Ladies Home Journal To Cease Publication After 131 Year Run


LHJ

Meredith Publications, based in Des Moines, Iowa has announced that it will be closing Ladies Home Journal after 131 years in publication.  Although the monthly edition and subscriptions will no longer exist, the Ladies Home Journal brand will continue as a quarterly Special Interest Publication(SIP) which will only be available on the newsstand.  Despite a relatively healthy circulation of 3.2 million, according to PIB, advertising revenue was down dramatically. Total “ad pages fell 22% from 112 in the first quarter of 2013 to 87 in the first quarter of 2014.” The entire magazine’s editorial staff will be laid off.

Perhaps instead of killing the title, it would have been prudent to raise the newsstand and subscription prices so that the title would be less ad driven and more sales driven.  There is enough evidence that proves this a valid choice, i.e. Taunton Press, publishers of Fine Cooking, Fine Homebuilding and Fine Woodworking and numerous SIPs, The Economist and Harvard Business Review to name only a few.  I completely reject the notion that one of the main reasons for the decline in magazine sales is cost.  Magazines remain one of the least expensive information/entertainment resources that exists in this current market.  It’s total nonsense and unsubstantiated, merely conjecture.  People find the money to pay their $200 cable and cell phone bills, I’m sure they can find an extra $4.00 or $5.00 to purchase a periodical.  It’s about choice and providing content that interests the reader.  It’s not about digital.  As Dr Samir Hosni, the director of the Magazine Innovation Center at the University of Mississippi, School of Journalism. has pointed out many times, not one single magazine has ceased their print edition and survived in a digital only format.  Newsweek is the most recent example.

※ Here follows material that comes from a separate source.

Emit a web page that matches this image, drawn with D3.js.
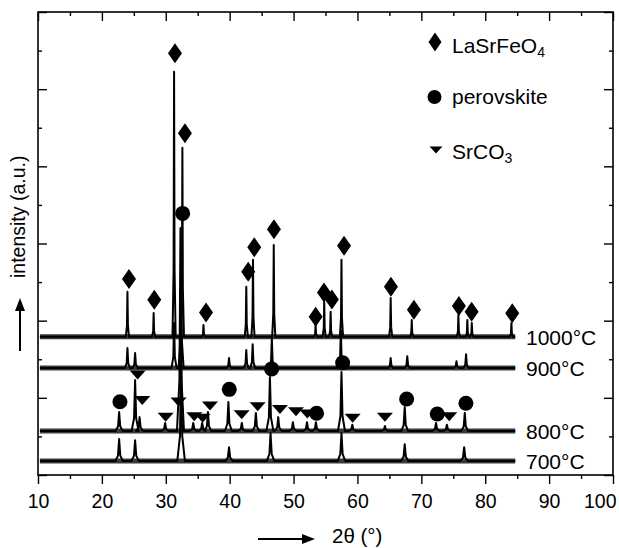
<!DOCTYPE html>
<html>
<head>
<meta charset="utf-8">
<script src="https://cdn.jsdelivr.net/npm/d3@7"></script>
<style>
  body { margin: 0; background: #fff; }
  text { font-family: "Liberation Sans", Arial, sans-serif; fill: #000; }
</style>
</head>
<body>
<svg id="chart" width="619" height="548"></svg>
<script>
// x ticks (2theta)
const xMajor = [10, 20, 30, 40, 50, 60, 70, 80, 90, 100];
const xMinor = [15, 25, 35, 45, 55, 65, 75, 85, 95];
const yMajor = [0, 200, 400, 600, 800, 1000, 1200];
const yMinor = [100, 300, 500, 700, 900, 1100];

// scan range
const scanRange = [10.3, 84.7];

// baselines of each pattern (a.u.)
const baselines = { "1000": 358, "900": 277, "800": 114, "700": 36 };

// peaks [2theta, height above baseline]
const peaks1000 = [[24.0, 117], [28.1, 62], [31.3, 687], [32.6, 490], [35.9, 31], [42.6, 130],
  [43.65, 200], [46.9, 238], [53.45, 31], [54.8, 91], [55.8, 65], [57.5, 200], [65.2, 101],
  [68.5, 44], [75.8, 57], [77.2, 44], [77.9, 36], [84.1, 36]];
const peaks900 = [[24.0, 52], [25.2, 39], [31.3, 117], [32.4, 280], [39.9, 26], [42.6, 47],
  [43.6, 62], [46.6, 78], [57.4, 98], [65.2, 26], [67.8, 31], [75.5, 18], [77.0, 36]];
const peaks800 = [[22.7, 49], [25.2, 132], [25.9, 36], [29.9, 21], [32.3, 526], [34.3, 21],
  [35.7, 21], [36.6, 49], [39.8, 75], [41.9, 21], [44.1, 47], [46.3, 140], [47.6, 36],
  [49.9, 23], [52.1, 23], [53.5, 23], [57.5, 153], [59.2, 16], [64.3, 13], [67.4, 62],
  [72.3, 21], [74.0, 16], [76.8, 47]];
const peaks700 = [[22.7, 57], [25.2, 54], [32.4, 260], [39.9, 36], [46.4, 73], [57.5, 73],
  [67.4, 44], [76.7, 36]];

// phase markers [2theta, a.u.]
const lasrfeo4 = [[24.24, 508], [28.2, 454], [31.44, 1093], [33.0, 886], [36.3, 421], [42.9, 527],
  [43.85, 590], [46.93, 637], [53.46, 410], [54.76, 473], [56.0, 455], [57.9, 594], [65.24, 488],
  [68.84, 428], [75.88, 438], [77.87, 423], [84.23, 419]];
const perovskite = [[22.83, 190], [32.64, 678], [39.94, 222], [46.57, 275], [53.6, 160],
  [57.68, 291], [67.7, 197], [72.49, 158], [76.98, 186]];
const srco3 = [[25.6, 259], [26.32, 193], [29.98, 150], [32.0, 189], [34.46, 151], [35.77, 147],
  [36.92, 179], [41.88, 156], [44.38, 177], [47.87, 170], [50.38, 164], [52.15, 158],
  [59.25, 147], [64.3, 150], [74.37, 151]];

const patterns = [
  { label: "1000°C", key: "1000", peaks: peaks1000, w: 0.25 },
  { label: "900°C", key: "900", peaks: peaks900, w: 0.4 },
  { label: "800°C", key: "800", peaks: peaks800, w: 0.55 },
  { label: "700°C", key: "700", peaks: peaks700, w: 0.6 }
];

const svg = d3.select("#chart");
const x = d3.scaleLinear().domain([10, 100]).range([38, 613]);
const y = d3.scaleLinear().domain([0, 1200]).range([475, 12]);

// axes
const axes = svg.append("g").attr("class", "axes");
function drawAxis(axis, tx, ty) {
  const g = axes.append("g").attr("transform", `translate(${tx},${ty})`).call(axis);
  g.select(".domain").remove();
  g.selectAll("line").attr("stroke", "#000").attr("stroke-width", 1.4);
  g.selectAll("text").attr("font-size", 19.5).attr("font-family", "Liberation Sans, Arial, sans-serif");
  return g;
}
const bottom = drawAxis(d3.axisBottom(x).tickValues(xMajor).tickSize(9).tickPadding(10).tickFormat(d3.format("d")), 0, 475);
drawAxis(d3.axisBottom(x).tickValues(xMinor).tickSize(4).tickFormat(""), 0, 475);
drawAxis(d3.axisTop(x).tickValues(xMajor).tickSize(-9).tickFormat(""), 0, 12);
drawAxis(d3.axisTop(x).tickValues(xMinor).tickSize(-4).tickFormat(""), 0, 12);
drawAxis(d3.axisLeft(y).tickValues(yMajor).tickSize(-9).tickFormat(""), 38, 0);
drawAxis(d3.axisLeft(y).tickValues(yMinor).tickSize(-4).tickFormat(""), 38, 0);
drawAxis(d3.axisRight(y).tickValues(yMajor).tickSize(-9).tickFormat(""), 613, 0);
drawAxis(d3.axisRight(y).tickValues(yMinor).tickSize(-4).tickFormat(""), 613, 0);
bottom.selectAll("text").attr("fill", "#000");
// last label sits inside the window like in the original
bottom.selectAll(".tick").filter(d => d === 100).select("text").attr("text-anchor", "end").attr("x", 3);

svg.append("rect")
  .attr("x", x(10)).attr("y", y(1200))
  .attr("width", x(100) - x(10)).attr("height", y(0) - y(1200))
  .attr("fill", "none").attr("stroke", "#000").attr("stroke-width", 1.6);

// patterns
const line = d3.line().x(d => x(d[0])).y(d => y(d[1]));
const plot = svg.append("g");
patterns.forEach(p => {
  const b = baselines[p.key];
  // noisy baseline band
  plot.append("path")
    .attr("d", line([[scanRange[0], b], [scanRange[1], b]]))
    .attr("stroke", "#3a3a3a").attr("stroke-width", 5).attr("fill", "none");
  const pts = [[scanRange[0], b]];
  p.peaks.forEach(([t, h]) => {
    pts.push([t - p.w, b], [t - p.w * 0.3, b + h * 0.25], [t, b + h],
      [t + p.w * 0.3, b + h * 0.25], [t + p.w, b]);
  });
  pts.push([scanRange[1], b]);
  plot.append("path")
    .attr("d", line(pts))
    .attr("stroke", "#000").attr("stroke-width", 2).attr("stroke-linejoin", "round")
    .attr("fill", "none");
  svg.append("text")
    .attr("x", 526).attr("y", y(b) + 8)
    .attr("font-size", 21)
    .text(p.label);
});

// markers
const diamond = "M0,-10L7,0L0,10L-7,0Z";
const tri = "M-8,-4.5L8,-4.5L0,4.5Z";
svg.append("g").selectAll("path").data(lasrfeo4).join("path")
  .attr("transform", d => `translate(${x(d[0])},${y(d[1])})`).attr("d", diamond);
svg.append("g").selectAll("circle").data(perovskite).join("circle")
  .attr("cx", d => x(d[0])).attr("cy", d => y(d[1])).attr("r", 7.5);
svg.append("g").selectAll("path").data(srco3).join("path")
  .attr("transform", d => `translate(${x(d[0])},${y(d[1])})`).attr("d", tri);

// legend
const legend = svg.append("g");
legend.append("path").attr("transform", "translate(435,42)").attr("d", "M0,-9.5L6.5,0L0,9.5L-6.5,0Z");
legend.append("circle").attr("cx", 434.5).attr("cy", 97).attr("r", 7);
legend.append("path").attr("transform", "translate(436,150)").attr("d", "M-6.5,-3.5L6.5,-3.5L0,3.5Z");
const l1 = legend.append("text").attr("x", 452).attr("y", 52.5).attr("font-size", 21);
l1.append("tspan").text("LaSrFeO");
l1.append("tspan").attr("font-size", 14).attr("dy", 4).text("4");
legend.append("text").attr("x", 452).attr("y", 104).attr("font-size", 21).text("perovskite");
const l3 = legend.append("text").attr("x", 452).attr("y", 159).attr("font-size", 21);
l3.append("tspan").text("SrCO");
l3.append("tspan").attr("font-size", 14).attr("dy", 4).text("3");

// axis titles with arrows
svg.append("text")
  .attr("transform", "translate(25,278) rotate(-90)")
  .attr("font-size", 19.5)
  .text("intensity (a.u.)");
svg.append("line").attr("x1", 20).attr("y1", 351).attr("x2", 20).attr("y2", 310)
  .attr("stroke", "#000").attr("stroke-width", 2);
svg.append("path").attr("d", "M20,298L15,311L25,311Z");

svg.append("line").attr("x1", 258).attr("y1", 539).attr("x2", 302).attr("y2", 539)
  .attr("stroke", "#000").attr("stroke-width", 2);
svg.append("path").attr("d", "M315,539L302,534L302,544Z");
svg.append("text").attr("x", 332).attr("y", 543).attr("font-size", 20.5).text("2θ (°)");
</script>
</body>
</html>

While this may seem like another nail in the coffin in the very challenging world of Magazine publishing, it should not be viewed that way.  Yes there will always be those people who reminisce about their childhood and Woodstock, but perhaps this closure will at last demonstrate the need to live in the present and leave the past behind.  The fact that a 131 year old title is closing is not an indication of future success.  Cars live on despite the closures of American Motors, and the Pontiac and Plymouth brands.  People still love print.  Place content on the cover and inside the pages that people want to read and they will buy it.  It will be interesting to see the sales of the latest issues of People’s 50 Most Beautiful People, (I was not in there surprisingly) and Us Weekly with the new Royal Baby on the cover.  I will go out on a limb and suggest that sales on both titles are brisk.

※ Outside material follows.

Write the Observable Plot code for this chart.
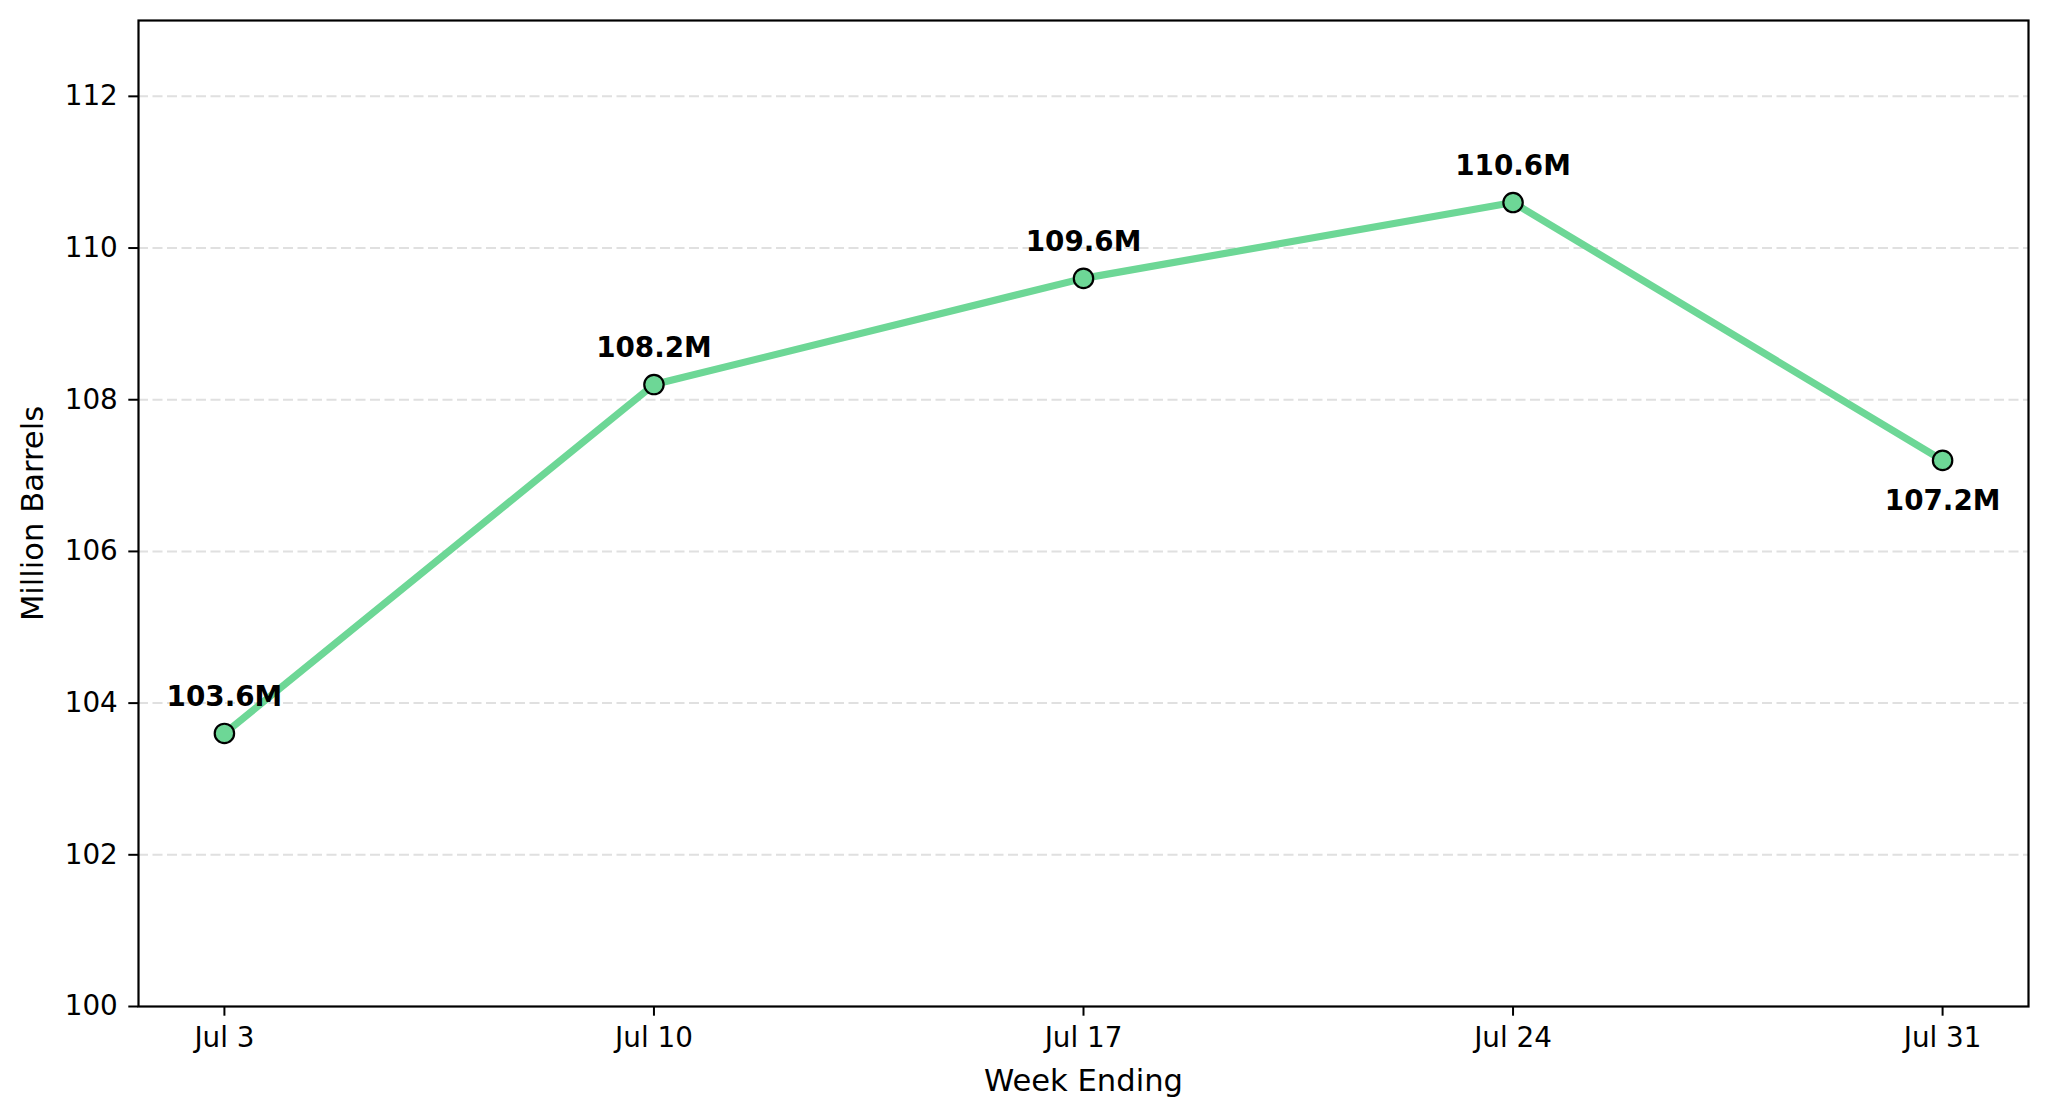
<!DOCTYPE html>
<html>
<head>
<meta charset="utf-8">
<script src="https://cdn.jsdelivr.net/npm/d3@7"></script>
<script src="https://cdn.jsdelivr.net/npm/@observablehq/plot@0.6"></script>
<style>
  html, body { margin: 0; padding: 0; background: #fff; }
  #chart svg { display: block; }
</style>
</head>
<body>
<div id="chart"></div>
<script>
// Data
const weekEnding = ["2020-07-03", "2020-07-10", "2020-07-17", "2020-07-24", "2020-07-31"];
const millionBarrels = [103.6, 108.2, 109.6, 110.6, 107.2];
const yTicks = [100, 102, 104, 106, 108, 110, 112];
const yDomain = [100, 113];
const xLabel = "Week Ending";
const yLabel = "Million Barrels";

const rows = weekEnding.map((d, i) => ({
  date: new Date(d + "T00:00:00Z"),
  value: millionBarrels[i],
  label: millionBarrels[i].toFixed(1) + "M",
  last: i === weekEnding.length - 1
}));

const dates = rows.map(r => r.date);
const span = dates[dates.length - 1] - dates[0];
const xDomain = [new Date(+dates[0] - span * 0.05), new Date(+dates[dates.length - 1] + span * 0.05)];

const font = "DejaVu Sans, sans-serif";
const lineColor = "#6dd796";

const chart = Plot.plot({
  width: 2048,
  height: 1118,
  marginLeft: 138,
  marginRight: 20,
  marginTop: 20,
  marginBottom: 112,
  style: { fontFamily: font, fontSize: "27.8px", color: "#000", background: "#fff" },
  x: { type: "utc", domain: xDomain },
  y: { domain: yDomain },
  marks: [
    Plot.gridY(yTicks.slice(1), { stroke: "#e0e0e0", strokeOpacity: 1, strokeWidth: 2, strokeDasharray: "10,4.5" }),
    Plot.axisY({ ticks: yTicks, tickSize: 9.7, tickPadding: 11, label: null, fontSize: 27.8, strokeWidth: 2 }),
    Plot.axisX({ ticks: dates, tickFormat: d3.utcFormat("%b %-d"), tickSize: 9.7, tickPadding: 11, label: null, fontSize: 27.8, strokeWidth: 2 }),
    Plot.text([yLabel], { frameAnchor: "left", dx: -105, rotate: -90, fontSize: 30.6, textAnchor: "middle", lineAnchor: "middle", fill: "#000" }),
    Plot.text([xLabel], { frameAnchor: "bottom", dy: 75, fontSize: 30.6, textAnchor: "middle", lineAnchor: "middle", fill: "#000" }),
    Plot.line(rows, { x: "date", y: "value", stroke: lineColor, strokeWidth: 7.2, strokeLinejoin: "round", strokeLinecap: "butt" }),
    Plot.dot(rows, { x: "date", y: "value", r: 9.7, fill: lineColor, stroke: "#000", strokeWidth: 2.2 }),
    Plot.text(rows.filter(r => !r.last), { x: "date", y: "value", text: "label", dy: -36, fontWeight: "bold", fontSize: 27.8, textAnchor: "middle", lineAnchor: "middle", fill: "#000" }),
    Plot.text(rows.filter(r => r.last), { x: "date", y: "value", text: "label", dy: 41, fontWeight: "bold", fontSize: 27.8, textAnchor: "middle", lineAnchor: "middle", fill: "#000" }),
    Plot.frame({ stroke: "#000", strokeWidth: 2.2 })
  ]
});

document.getElementById("chart").appendChild(chart);
</script>
</body>
</html>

Publishers need to discover a way, the way, to use digital, to enhance magazines and to drive magazine sales using technology.  The first publishers to do so will see their titles grow substantially.  After several years of magazine decline, due in large part to the closure of Anderson News, Walden Books, and Borders, which by the way seems forgotten in the declining sales numbers, magazine sales will stabilize at some level.  One can only hope that when it happens, all those involved in the chain will be ready to drive forward instead of tread water which had been the case even before the collapse of the economy in 2008.

So while the rest of the magazine publishing world continues the pessimistic approach, I intend on doing anything and everything I can to drive magazine and book sales and to partner with the publishers, wholesalers and distributors to make whatever changes are necessary to not only end the decline but to reverse it.  Hopefully I will have partners who feel the same way.